-- START OF Data segment --

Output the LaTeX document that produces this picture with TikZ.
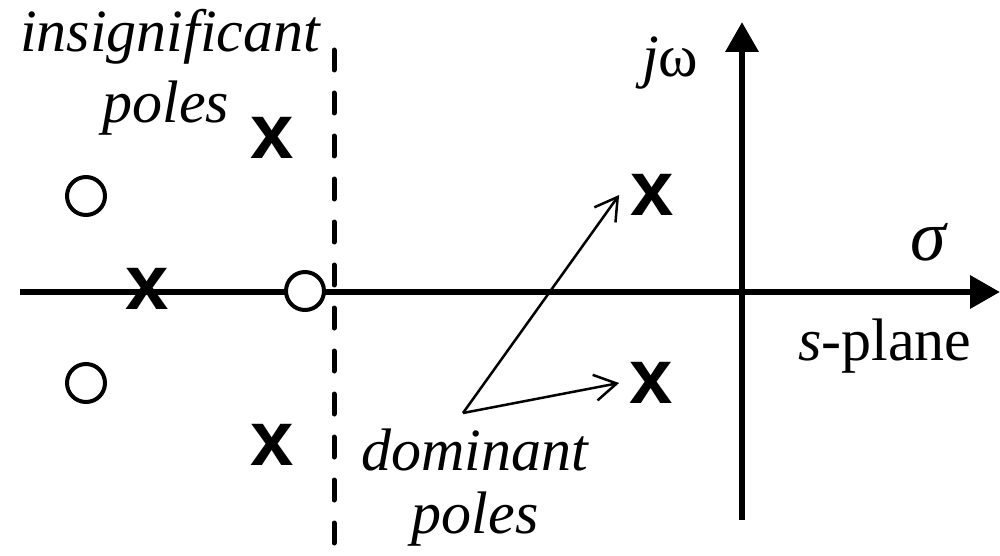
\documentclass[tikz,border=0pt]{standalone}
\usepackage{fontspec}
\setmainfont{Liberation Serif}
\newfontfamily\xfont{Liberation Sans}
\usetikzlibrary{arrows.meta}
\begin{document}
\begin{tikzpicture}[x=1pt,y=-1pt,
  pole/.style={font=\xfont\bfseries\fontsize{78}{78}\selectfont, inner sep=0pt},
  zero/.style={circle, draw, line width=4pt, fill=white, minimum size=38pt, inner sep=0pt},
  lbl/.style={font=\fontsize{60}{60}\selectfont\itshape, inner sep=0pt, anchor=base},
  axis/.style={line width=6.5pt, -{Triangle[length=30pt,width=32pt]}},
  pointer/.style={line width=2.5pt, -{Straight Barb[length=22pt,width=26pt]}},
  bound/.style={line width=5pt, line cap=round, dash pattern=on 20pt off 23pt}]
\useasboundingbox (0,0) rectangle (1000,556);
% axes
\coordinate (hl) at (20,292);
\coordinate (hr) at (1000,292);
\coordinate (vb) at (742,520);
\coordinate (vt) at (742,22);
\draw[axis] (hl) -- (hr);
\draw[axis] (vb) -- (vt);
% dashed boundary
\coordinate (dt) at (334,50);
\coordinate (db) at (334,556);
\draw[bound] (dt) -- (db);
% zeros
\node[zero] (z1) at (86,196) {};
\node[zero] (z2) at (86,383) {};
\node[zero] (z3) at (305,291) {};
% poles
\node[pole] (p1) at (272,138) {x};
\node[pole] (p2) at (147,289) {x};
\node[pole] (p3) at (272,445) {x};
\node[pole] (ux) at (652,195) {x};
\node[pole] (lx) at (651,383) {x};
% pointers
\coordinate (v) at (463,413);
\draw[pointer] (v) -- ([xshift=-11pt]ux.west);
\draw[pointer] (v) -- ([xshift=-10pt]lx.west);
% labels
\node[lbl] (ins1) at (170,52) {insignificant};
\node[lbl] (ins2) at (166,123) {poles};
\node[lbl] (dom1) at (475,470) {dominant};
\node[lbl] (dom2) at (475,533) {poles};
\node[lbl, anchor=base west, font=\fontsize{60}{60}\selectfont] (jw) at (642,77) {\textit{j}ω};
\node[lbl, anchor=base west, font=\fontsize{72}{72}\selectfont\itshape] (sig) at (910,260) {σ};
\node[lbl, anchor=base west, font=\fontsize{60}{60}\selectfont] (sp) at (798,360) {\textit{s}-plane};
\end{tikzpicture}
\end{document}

-- END OF Data segment --

_Instruction_
The pictures should not be reproduced; quote all of the other material exactly.

_Reply to the task_
Output the LaTeX document that produces this picture with TikZ.
\documentclass[tikz,border=0pt]{standalone}
\usepackage{fontspec}
\setmainfont{Liberation Serif}
\newfontfamily\xfont{Liberation Sans}
\usetikzlibrary{arrows.meta}
\begin{document}
\begin{tikzpicture}[x=1pt,y=-1pt,
  pole/.style={font=\xfont\bfseries\fontsize{78}{78}\selectfont, inner sep=0pt},
  zero/.style={circle, draw, line width=4pt, fill=white, minimum size=38pt, inner sep=0pt},
  lbl/.style={font=\fontsize{60}{60}\selectfont\itshape, inner sep=0pt, anchor=base},
  axis/.style={line width=6.5pt, -{Triangle[length=30pt,width=32pt]}},
  pointer/.style={line width=2.5pt, -{Straight Barb[length=22pt,width=26pt]}},
  bound/.style={line width=5pt, line cap=round, dash pattern=on 20pt off 23pt}]
\useasboundingbox (0,0) rectangle (1000,556);
% axes
\coordinate (hl) at (20,292);
\coordinate (hr) at (1000,292);
\coordinate (vb) at (742,520);
\coordinate (vt) at (742,22);
\draw[axis] (hl) -- (hr);
\draw[axis] (vb) -- (vt);
% dashed boundary
\coordinate (dt) at (334,50);
\coordinate (db) at (334,556);
\draw[bound] (dt) -- (db);
% zeros
\node[zero] (z1) at (86,196) {};
\node[zero] (z2) at (86,383) {};
\node[zero] (z3) at (305,291) {};
% poles
\node[pole] (p1) at (272,138) {x};
\node[pole] (p2) at (147,289) {x};
\node[pole] (p3) at (272,445) {x};
\node[pole] (ux) at (652,195) {x};
\node[pole] (lx) at (651,383) {x};
% pointers
\coordinate (v) at (463,413);
\draw[pointer] (v) -- ([xshift=-11pt]ux.west);
\draw[pointer] (v) -- ([xshift=-10pt]lx.west);
% labels
\node[lbl] (ins1) at (170,52) {insignificant};
\node[lbl] (ins2) at (166,123) {poles};
\node[lbl] (dom1) at (475,470) {dominant};
\node[lbl] (dom2) at (475,533) {poles};
\node[lbl, anchor=base west, font=\fontsize{60}{60}\selectfont] (jw) at (642,77) {\textit{j}ω};
\node[lbl, anchor=base west, font=\fontsize{72}{72}\selectfont\itshape] (sig) at (910,260) {σ};
\node[lbl, anchor=base west, font=\fontsize{60}{60}\selectfont] (sp) at (798,360) {\textit{s}-plane};
\end{tikzpicture}
\end{document}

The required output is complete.